After the game, Ethan Happ, looking ahead, I imagine, to the season ending Big Ten Conference tournament said to Michigan coach John Beilein, "I hope to see you again this season" and Coach Beilein quipped back, "No Ethan. I don't want to see you again the rest of my life."
I'm sure every Wisconsin opponent agrees with Coach Beilein.
3. Against Marquette in Milwaukee this afternoon, Villanova, a team that normally feasts on scoring from beyond the three point arc, starved themselves from out there today. Shots clanked, rimmed out, fell short, and caromed wildly off the iron and it looked like Villanova's undefeated conference record was in jeopardy. Marquette marksman Markus Howard and his backcourt running mate, Sacar Anim, dropped shots from outside, inside, and mid-range. But, Villanova gathered itself and staged a comeback as senior guard Phil Booth took over the late stages of the game with a string of timely baskets. Down a point with 14 seconds remaining, Villanova put the game's outcome in Phil Booth's hands. It looked like he had a clear lane to the basket with about four seconds left, but that lane got cut off by Marquette's Ed Morrow and, uncharacteristically, the usually cool Phil Booth seemed disoriented, got trapped under the basket, desperately heaved the ball to Jermaine Samuels who hoisted up a wild off-balance line drive that never had a prayer and Marquette won 66-65. Its boisterous fans went bonkers.

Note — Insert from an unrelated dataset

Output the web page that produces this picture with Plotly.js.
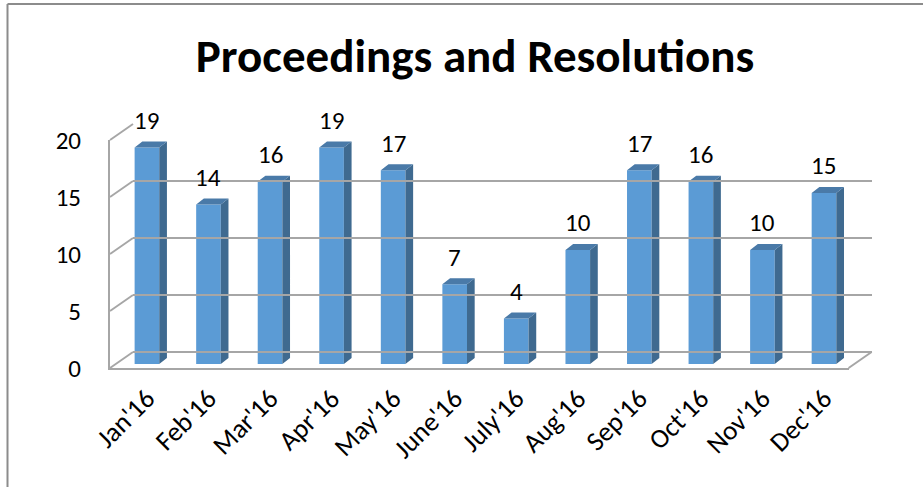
<!DOCTYPE html>
<html>
<head>
<meta charset="utf-8">
<script src="https://cdn.plot.ly/plotly-3.0.1.min.js"></script>
<style>html,body{margin:0;padding:0;background:#fff;}#chart{width:923px;height:487px;}</style>
</head>
<body>
<div id="chart"></div>
<script>
// ---- data ----
var months = ["Jan'16","Feb'16","Mar'16","Apr'16","May'16","June'16","July'16","Aug'16","Sep'16","Oct'16","Nov'16","Dec'16"];
var values = [19, 14, 16, 19, 17, 7, 4, 10, 17, 16, 10, 15];
var yTicks = [0, 5, 10, 15, 20];
var chartTitle = "Proceedings and Resolutions";

// ---- geometry (pixel layout of the pseudo-3D frame) ----
var W = 923, H = 487;
function px(x){ return x / W; }
function py(y){ return 1 - y / H; }
var xIdx = months.map(function(_, i){ return i; });
var xRange = [-0.6, 11.4];
var frontX = [px(110), px(848.6)];
var backX  = [px(133), px(871.6)];
var barY   = [py(364), py(136)];
var frontY = [py(368), py(140)];
var backY  = [py(352), py(124)];
var barW = 0.4, depthX = 0.125, depthY = 0.52;

var FONT = "Carlito, Calibri, Lato, 'Open Sans', sans-serif";

// side and top faces of each column, built from the values
var sideX = [], sideY = [], topX = [], topY = [];
values.forEach(function(v, i){
  var xl = i - barW/2, xr = i + barW/2;
  sideX.push(xr, xr + depthX, xr + depthX, xr, xr, null);
  sideY.push(0, depthY, v + depthY, v, 0, null);
  topX.push(xl, xr, xr + depthX, xl + depthX, xl, null);
  topY.push(v, v, v + depthY, v + depthY, v, null);
});

var traces = [
  {type:'scatter', x:[0], y:[0], xaxis:'x2', yaxis:'y2', mode:'markers',
   marker:{opacity:0}, hoverinfo:'skip', showlegend:false},
  {type:'scatter', x:[0], y:[0], xaxis:'x3', yaxis:'y3', mode:'markers',
   marker:{opacity:0}, hoverinfo:'skip', showlegend:false},
  {type:'bar', x:xIdx, y:values, width:barW, marker:{color:'#5B9BD5', line:{width:0}},
   hoverinfo:'y', showlegend:false},
  {type:'scatter', x:sideX, y:sideY, mode:'lines', fill:'toself', fillcolor:'#3F6A90',
   line:{width:0, color:'#3F6A90'}, hoverinfo:'skip', showlegend:false},
  {type:'scatter', x:topX, y:topY, mode:'lines', fill:'toself', fillcolor:'#4A7AA8',
   line:{width:0, color:'#4A7AA8'}, hoverinfo:'skip', showlegend:false}
];

var GRID = '#A6A6A6';
var shapes = [];
// left wall connectors
yTicks.forEach(function(t){
  var f = frontY[0] + (t/20)*(frontY[1]-frontY[0]);
  var b = backY[0] + (t/20)*(backY[1]-backY[0]);
  shapes.push({type:'line', xref:'paper', yref:'paper', x0:frontX[0], y0:f, x1:backX[0], y1:b,
    line:{color:GRID, width:2}, layer:'below'});
});
// right floor connector
shapes.push({type:'line', xref:'paper', yref:'paper', x0:frontX[1], y0:frontY[0], x1:backX[1], y1:backY[0],
  line:{color:GRID, width:2}, layer:'below'});
// outer border (top + left)
shapes.push({type:'line', xref:'paper', yref:'paper', x0:px(7.5), y0:py(4), x1:1, y1:py(4),
  line:{color:'#8C8C8C', width:2}});
shapes.push({type:'line', xref:'paper', yref:'paper', x0:px(7.5), y0:py(4), x1:px(7.5), y1:0,
  line:{color:'#8C8C8C', width:2}});

var annotations = values.map(function(v, i){
  return {x:i, y:v, xref:'x', yref:'y', text:String(v), showarrow:false,
    yanchor:'middle', yshift:27, font:{family:FONT, size:25, color:'#000'}};
});

var layout = {
  width:W, height:H,
  margin:{l:0, r:0, t:0, b:0},
  paper_bgcolor:'#fff', plot_bgcolor:'rgba(0,0,0,0)',
  title:{text:chartTitle, x:px(475), xanchor:'center', y:py(56), yanchor:'middle',
    font:{family:FONT, size:47, color:'#000', weight:'bold'}},
  xaxis:{domain:frontX, range:xRange, anchor:'y', visible:false, fixedrange:true},
  yaxis:{domain:barY, range:[0,20], anchor:'x', visible:false, fixedrange:true},
  xaxis2:{domain:backX, range:xRange, anchor:'y2', showgrid:false, zeroline:false,
    showticklabels:false, showline:false, ticks:''},
  yaxis2:{domain:backY, range:[0,20], anchor:'x2', tickvals:yTicks, showgrid:true,
    gridcolor:GRID, gridwidth:2, zeroline:true, zerolinecolor:GRID, zerolinewidth:2,
    showticklabels:false, showline:false, ticks:''},
  xaxis3:{domain:frontX, range:xRange, anchor:'y3', tickvals:xIdx, ticktext:months,
    tickangle:-45, showgrid:false, zeroline:false, showline:true, linecolor:GRID, linewidth:2,
    ticks:'', ticklabelstandoff:2, tickfont:{family:FONT, size:27, color:'#000'}},
  yaxis3:{domain:frontY, range:[0,20], anchor:'x3', tickvals:yTicks, showgrid:false,
    zeroline:false, showline:true, linecolor:GRID, linewidth:2, ticks:'',
    ticklabelstandoff:22, tickfont:{family:FONT, size:25, color:'#000'}},
  shapes:shapes,
  annotations:annotations,
  showlegend:false
};

Plotly.newPlot('chart', traces, layout, {displayModeBar:false, staticPlot:true});
</script>
</body>
</html>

Later in the afternoon, Duke went bonkers, draining three point shot after three point shot -- the supposed weakness of their offense -- and vanquished Virginia, 81-71.
In the evening, I went over to Christy and Everett's for a bowl of hearty and delicious beef barley soup and watched Gonzaga make their longtime West Coast Conference rival, the St. Mary's Gaels, look like the St. Maries Lumberjacks of Idaho's high school 2A Central Idaho Conference. The Zags blasted to a thirty-three point halftime lead and humiliated the Gaels by a final score of 94-46.